### AIM OF THE EXERCISE
Repeat everything from the first line of the listing below through the line that contains "3.2, 3.05, 2.9];", exactly. Leave out pictures.

## START

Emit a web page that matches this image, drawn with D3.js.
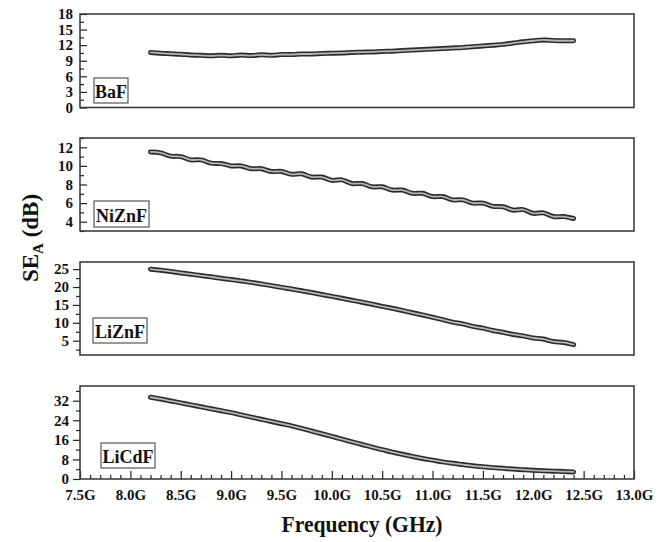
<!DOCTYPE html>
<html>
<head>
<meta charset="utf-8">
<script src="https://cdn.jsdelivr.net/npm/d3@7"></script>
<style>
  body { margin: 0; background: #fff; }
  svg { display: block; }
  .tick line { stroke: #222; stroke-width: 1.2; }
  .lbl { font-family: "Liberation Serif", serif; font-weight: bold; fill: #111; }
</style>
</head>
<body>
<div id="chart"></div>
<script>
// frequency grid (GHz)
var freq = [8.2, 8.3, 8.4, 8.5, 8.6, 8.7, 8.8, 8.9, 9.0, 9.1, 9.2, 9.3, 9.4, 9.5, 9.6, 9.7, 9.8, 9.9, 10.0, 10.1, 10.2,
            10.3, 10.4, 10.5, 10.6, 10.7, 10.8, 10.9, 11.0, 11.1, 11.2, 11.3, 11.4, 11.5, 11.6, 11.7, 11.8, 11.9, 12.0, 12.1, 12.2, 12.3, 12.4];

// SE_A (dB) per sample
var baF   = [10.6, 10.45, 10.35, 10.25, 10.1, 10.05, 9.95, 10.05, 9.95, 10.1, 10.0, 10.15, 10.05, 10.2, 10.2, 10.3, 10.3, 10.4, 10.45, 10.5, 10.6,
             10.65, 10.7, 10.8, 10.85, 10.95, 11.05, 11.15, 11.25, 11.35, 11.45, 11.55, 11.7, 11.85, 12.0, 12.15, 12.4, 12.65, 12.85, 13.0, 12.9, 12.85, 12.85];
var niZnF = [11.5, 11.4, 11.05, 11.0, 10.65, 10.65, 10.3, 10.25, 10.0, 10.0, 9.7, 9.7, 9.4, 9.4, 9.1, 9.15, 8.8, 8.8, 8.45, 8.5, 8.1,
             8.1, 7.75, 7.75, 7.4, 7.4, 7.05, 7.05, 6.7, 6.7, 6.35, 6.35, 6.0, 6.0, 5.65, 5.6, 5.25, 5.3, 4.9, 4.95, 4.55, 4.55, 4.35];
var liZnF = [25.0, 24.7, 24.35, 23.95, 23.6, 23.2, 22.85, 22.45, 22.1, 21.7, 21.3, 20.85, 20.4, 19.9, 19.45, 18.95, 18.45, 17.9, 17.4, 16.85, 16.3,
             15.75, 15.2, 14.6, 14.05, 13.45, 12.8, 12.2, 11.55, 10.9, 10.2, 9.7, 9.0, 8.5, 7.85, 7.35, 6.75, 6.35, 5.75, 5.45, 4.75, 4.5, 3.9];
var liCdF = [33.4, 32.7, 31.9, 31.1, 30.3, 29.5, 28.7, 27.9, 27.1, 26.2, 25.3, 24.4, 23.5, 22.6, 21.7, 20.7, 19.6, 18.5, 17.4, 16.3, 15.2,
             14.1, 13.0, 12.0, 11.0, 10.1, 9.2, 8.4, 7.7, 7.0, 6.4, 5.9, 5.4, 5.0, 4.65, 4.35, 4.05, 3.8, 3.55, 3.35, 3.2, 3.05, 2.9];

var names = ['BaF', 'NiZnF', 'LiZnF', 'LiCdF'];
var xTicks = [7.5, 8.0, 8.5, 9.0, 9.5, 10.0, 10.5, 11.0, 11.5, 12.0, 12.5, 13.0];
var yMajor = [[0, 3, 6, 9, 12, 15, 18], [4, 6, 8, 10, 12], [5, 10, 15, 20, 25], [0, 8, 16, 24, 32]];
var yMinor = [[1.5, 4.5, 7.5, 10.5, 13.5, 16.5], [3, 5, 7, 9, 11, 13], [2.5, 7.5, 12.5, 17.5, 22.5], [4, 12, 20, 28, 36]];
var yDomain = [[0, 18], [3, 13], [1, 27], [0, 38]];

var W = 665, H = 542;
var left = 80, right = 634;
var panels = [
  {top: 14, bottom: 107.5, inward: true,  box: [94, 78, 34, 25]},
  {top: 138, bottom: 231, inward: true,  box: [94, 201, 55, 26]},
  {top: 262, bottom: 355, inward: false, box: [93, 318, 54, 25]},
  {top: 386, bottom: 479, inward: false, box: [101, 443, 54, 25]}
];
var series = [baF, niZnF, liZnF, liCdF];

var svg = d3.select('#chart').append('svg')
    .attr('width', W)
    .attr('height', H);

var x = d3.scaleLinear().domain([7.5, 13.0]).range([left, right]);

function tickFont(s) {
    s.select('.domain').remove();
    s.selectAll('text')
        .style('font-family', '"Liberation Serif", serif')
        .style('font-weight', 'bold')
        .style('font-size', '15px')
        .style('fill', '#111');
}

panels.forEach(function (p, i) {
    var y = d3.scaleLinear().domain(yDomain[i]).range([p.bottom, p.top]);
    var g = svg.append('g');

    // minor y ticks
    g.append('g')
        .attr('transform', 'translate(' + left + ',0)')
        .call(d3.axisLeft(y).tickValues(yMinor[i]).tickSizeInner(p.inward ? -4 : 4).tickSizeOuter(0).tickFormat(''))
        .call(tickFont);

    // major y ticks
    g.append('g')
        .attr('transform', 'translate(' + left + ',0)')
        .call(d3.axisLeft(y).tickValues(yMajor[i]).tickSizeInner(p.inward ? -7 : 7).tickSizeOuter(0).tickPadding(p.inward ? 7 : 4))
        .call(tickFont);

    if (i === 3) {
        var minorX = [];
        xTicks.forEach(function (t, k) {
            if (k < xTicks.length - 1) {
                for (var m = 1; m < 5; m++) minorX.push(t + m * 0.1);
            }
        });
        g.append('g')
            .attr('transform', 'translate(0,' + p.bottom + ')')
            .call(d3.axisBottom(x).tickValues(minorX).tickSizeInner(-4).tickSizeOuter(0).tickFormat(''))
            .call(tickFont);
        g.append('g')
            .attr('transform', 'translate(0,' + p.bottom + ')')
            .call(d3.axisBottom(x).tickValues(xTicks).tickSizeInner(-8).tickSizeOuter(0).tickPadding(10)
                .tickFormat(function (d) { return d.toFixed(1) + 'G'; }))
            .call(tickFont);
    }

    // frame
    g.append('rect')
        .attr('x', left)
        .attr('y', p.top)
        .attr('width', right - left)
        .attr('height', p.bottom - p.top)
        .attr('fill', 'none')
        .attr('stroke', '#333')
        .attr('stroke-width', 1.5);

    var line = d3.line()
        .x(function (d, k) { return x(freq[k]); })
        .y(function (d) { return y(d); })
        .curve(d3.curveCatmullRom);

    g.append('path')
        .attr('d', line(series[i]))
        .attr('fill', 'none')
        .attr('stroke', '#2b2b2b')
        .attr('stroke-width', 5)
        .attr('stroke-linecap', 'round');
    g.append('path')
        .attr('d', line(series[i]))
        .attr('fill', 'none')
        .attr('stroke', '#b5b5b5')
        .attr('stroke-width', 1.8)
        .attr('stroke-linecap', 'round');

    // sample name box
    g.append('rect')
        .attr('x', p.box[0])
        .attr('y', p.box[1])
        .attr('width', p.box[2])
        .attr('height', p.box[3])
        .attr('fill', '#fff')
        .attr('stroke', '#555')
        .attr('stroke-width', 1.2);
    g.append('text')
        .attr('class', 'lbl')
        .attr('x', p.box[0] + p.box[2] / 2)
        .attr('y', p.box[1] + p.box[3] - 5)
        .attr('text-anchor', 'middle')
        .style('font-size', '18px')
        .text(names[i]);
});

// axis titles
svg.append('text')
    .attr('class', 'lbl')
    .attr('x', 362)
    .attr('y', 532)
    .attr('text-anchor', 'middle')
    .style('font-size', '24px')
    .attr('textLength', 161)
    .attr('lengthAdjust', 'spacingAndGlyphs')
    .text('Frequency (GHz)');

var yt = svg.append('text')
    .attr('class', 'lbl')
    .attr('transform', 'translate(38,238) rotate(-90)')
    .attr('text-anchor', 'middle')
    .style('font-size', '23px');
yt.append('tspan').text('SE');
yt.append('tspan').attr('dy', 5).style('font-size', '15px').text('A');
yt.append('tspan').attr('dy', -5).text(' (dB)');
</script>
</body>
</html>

## END

### RESPONSE FOR THIS EXERCISE
Emit a web page that matches this image, drawn with D3.js.
<!DOCTYPE html>
<html>
<head>
<meta charset="utf-8">
<script src="https://cdn.jsdelivr.net/npm/d3@7"></script>
<style>
  body { margin: 0; background: #fff; }
  svg { display: block; }
  .tick line { stroke: #222; stroke-width: 1.2; }
  .lbl { font-family: "Liberation Serif", serif; font-weight: bold; fill: #111; }
</style>
</head>
<body>
<div id="chart"></div>
<script>
// frequency grid (GHz)
var freq = [8.2, 8.3, 8.4, 8.5, 8.6, 8.7, 8.8, 8.9, 9.0, 9.1, 9.2, 9.3, 9.4, 9.5, 9.6, 9.7, 9.8, 9.9, 10.0, 10.1, 10.2,
            10.3, 10.4, 10.5, 10.6, 10.7, 10.8, 10.9, 11.0, 11.1, 11.2, 11.3, 11.4, 11.5, 11.6, 11.7, 11.8, 11.9, 12.0, 12.1, 12.2, 12.3, 12.4];

// SE_A (dB) per sample
var baF   = [10.6, 10.45, 10.35, 10.25, 10.1, 10.05, 9.95, 10.05, 9.95, 10.1, 10.0, 10.15, 10.05, 10.2, 10.2, 10.3, 10.3, 10.4, 10.45, 10.5, 10.6,
             10.65, 10.7, 10.8, 10.85, 10.95, 11.05, 11.15, 11.25, 11.35, 11.45, 11.55, 11.7, 11.85, 12.0, 12.15, 12.4, 12.65, 12.85, 13.0, 12.9, 12.85, 12.85];
var niZnF = [11.5, 11.4, 11.05, 11.0, 10.65, 10.65, 10.3, 10.25, 10.0, 10.0, 9.7, 9.7, 9.4, 9.4, 9.1, 9.15, 8.8, 8.8, 8.45, 8.5, 8.1,
             8.1, 7.75, 7.75, 7.4, 7.4, 7.05, 7.05, 6.7, 6.7, 6.35, 6.35, 6.0, 6.0, 5.65, 5.6, 5.25, 5.3, 4.9, 4.95, 4.55, 4.55, 4.35];
var liZnF = [25.0, 24.7, 24.35, 23.95, 23.6, 23.2, 22.85, 22.45, 22.1, 21.7, 21.3, 20.85, 20.4, 19.9, 19.45, 18.95, 18.45, 17.9, 17.4, 16.85, 16.3,
             15.75, 15.2, 14.6, 14.05, 13.45, 12.8, 12.2, 11.55, 10.9, 10.2, 9.7, 9.0, 8.5, 7.85, 7.35, 6.75, 6.35, 5.75, 5.45, 4.75, 4.5, 3.9];
var liCdF = [33.4, 32.7, 31.9, 31.1, 30.3, 29.5, 28.7, 27.9, 27.1, 26.2, 25.3, 24.4, 23.5, 22.6, 21.7, 20.7, 19.6, 18.5, 17.4, 16.3, 15.2,
             14.1, 13.0, 12.0, 11.0, 10.1, 9.2, 8.4, 7.7, 7.0, 6.4, 5.9, 5.4, 5.0, 4.65, 4.35, 4.05, 3.8, 3.55, 3.35, 3.2, 3.05, 2.9];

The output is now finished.